If you've been following our news, you no doubt know by now that Samsung was convicted of price fixing in the DRAM market and ordered to pay a USD $300 million fine, and several Samsung executives were ordered to pay USD $250,000 fines as well.  In addition to all of that, Samsung was sued by serveral states in a class action lawsuit in the U.S. which they have recently agreed to settle for USD $90 million.  And this on the heels of a lawsuit accusing them of price fixing in the LCD Market.

"When it rains, it pours", and it is definitely pouring on Samsung, but first, a little background.

In September 2005, Avnik Corp. filed lawsuit against Nikon corporation and two of its U.S. subsidiaries for violating certain of Avnik's patents relating to "inventions in high-performance scanning microlithography systems".  The patents in question are important because they are implemented in equipment manufactured by Avnik for the production of microelectronic devices, flexible electronics and....FLAT PANEL DISPLAYS.

As reported at EDN , the suit alleges that Samsung, unable to meet demand for its flat panel displays from its own production, purchases panels from other manufacturers, including AU Optronics, Chi Mei Optoelectronics, and Chunghwa PictureTubes.  All three manufacturers use Nikon equipment in the production of their panels.  Once Samsung imports these panels into the States, these panels run afoul of the aformentioned patent dispute between Avnik and Nikon.
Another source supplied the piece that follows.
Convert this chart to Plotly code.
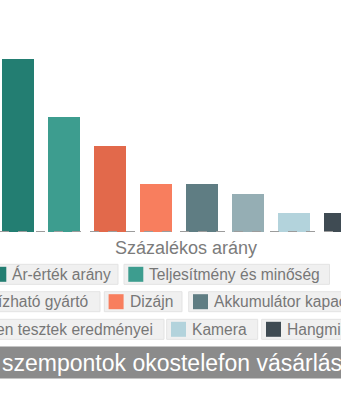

It seems like Samsung may simply be caught in the middle on this one, but given Samsung's recent 'problems', this certainly doesn't look good for them right now, even if it eventually turns out to be an innocent misunderstanding.  Given the nature of the dispute between Avnik and Nikon (which is  unresolved at the time of this writing), this could ultimately have far-reaching consequences for the entire LCD industry.